Tim Cook says order to circumvent encryption on San Bernardino attacker’s phone would set dangerous precedent.
Facebook and Twitter are siding with Apple in its fight against a court order demanding the company help investigators break into an iPhone used by one of the San Bernardino attackers.
A US magistrate ordered the firm to produce software that would give investigators access to the phone.
Apple has until Tuesday to challenge the order, setting the stage for a legal clash that experts say could change the relationship between tech companies and governments around the world.
Twitter’s chief executive, Jack Dorsey, tweeted that the firm stood with Apple and its CEO, Tim Cook. He also thanked Cook for his leadership, the Associated Press news agency reported.
— jack (@jack) February 18, 2016
Facebook in a statement said it condemned terrorism and also appreciated the police. But it said it would “fight aggressively” against requirements for companies to weaken the security of their systems.

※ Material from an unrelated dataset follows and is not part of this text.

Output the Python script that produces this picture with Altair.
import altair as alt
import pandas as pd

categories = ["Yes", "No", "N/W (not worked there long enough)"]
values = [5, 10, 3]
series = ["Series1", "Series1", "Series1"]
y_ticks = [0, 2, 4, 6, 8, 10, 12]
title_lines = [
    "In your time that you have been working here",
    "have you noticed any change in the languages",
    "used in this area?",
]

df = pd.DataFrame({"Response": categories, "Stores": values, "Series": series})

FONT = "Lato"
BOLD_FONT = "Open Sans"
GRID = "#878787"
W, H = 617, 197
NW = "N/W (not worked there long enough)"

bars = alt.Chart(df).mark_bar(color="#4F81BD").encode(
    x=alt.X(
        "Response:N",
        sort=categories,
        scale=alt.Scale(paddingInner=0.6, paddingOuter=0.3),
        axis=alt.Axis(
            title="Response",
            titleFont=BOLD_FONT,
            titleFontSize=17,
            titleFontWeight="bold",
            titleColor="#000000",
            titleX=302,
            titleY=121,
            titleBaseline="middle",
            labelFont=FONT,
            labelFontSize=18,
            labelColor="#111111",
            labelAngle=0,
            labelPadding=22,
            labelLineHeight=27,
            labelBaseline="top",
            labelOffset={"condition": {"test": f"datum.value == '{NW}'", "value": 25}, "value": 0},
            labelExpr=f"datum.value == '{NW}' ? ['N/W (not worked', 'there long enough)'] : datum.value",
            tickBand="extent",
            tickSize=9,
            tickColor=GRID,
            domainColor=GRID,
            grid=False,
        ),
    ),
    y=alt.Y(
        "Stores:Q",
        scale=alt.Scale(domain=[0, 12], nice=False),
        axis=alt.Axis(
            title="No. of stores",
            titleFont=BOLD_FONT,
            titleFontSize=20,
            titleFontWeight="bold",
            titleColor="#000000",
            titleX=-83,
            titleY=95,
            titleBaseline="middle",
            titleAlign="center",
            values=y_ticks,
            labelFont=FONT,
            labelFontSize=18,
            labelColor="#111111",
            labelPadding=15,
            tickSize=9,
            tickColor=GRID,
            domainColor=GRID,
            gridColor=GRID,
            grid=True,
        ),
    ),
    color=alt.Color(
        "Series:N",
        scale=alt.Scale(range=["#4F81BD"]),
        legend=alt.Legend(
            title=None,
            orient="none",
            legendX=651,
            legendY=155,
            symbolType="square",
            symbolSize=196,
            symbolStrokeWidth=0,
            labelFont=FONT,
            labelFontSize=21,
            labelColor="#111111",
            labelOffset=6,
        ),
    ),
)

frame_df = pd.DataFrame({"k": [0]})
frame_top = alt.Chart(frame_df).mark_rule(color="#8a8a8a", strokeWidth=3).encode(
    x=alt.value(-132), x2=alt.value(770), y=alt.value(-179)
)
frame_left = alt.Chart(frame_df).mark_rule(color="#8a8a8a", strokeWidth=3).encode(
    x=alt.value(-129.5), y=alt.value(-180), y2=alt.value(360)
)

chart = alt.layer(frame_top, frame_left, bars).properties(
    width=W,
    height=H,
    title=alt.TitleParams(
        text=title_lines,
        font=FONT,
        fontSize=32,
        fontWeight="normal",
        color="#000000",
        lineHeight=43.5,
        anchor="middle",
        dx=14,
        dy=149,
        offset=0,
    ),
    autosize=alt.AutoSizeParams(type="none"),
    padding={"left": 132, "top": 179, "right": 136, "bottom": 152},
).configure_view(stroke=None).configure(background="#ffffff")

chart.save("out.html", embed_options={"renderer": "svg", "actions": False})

“These demands would create a chilling precedent and obstruct companies’ efforts to secure their products,” the statement said.
Alphabet, which runs the world’s largest search engine, Google, has also given Apple its backing.
The government is not asking Apple to help to break the iPhone’s encryption directly, but to disable other security measures that prevent attempts to guess the phone’s passcode.
Cook argues that once such a tool is available, “the technique could be used over and over again, on any number of devices”, even as law enforcement insists that safeguards could be employed to limit its use to that particular phone.
While other tech companies have spoken against broad government surveillance in the past, the Obama administration has sought to enlist the tech industry’s help in stopping future attacks.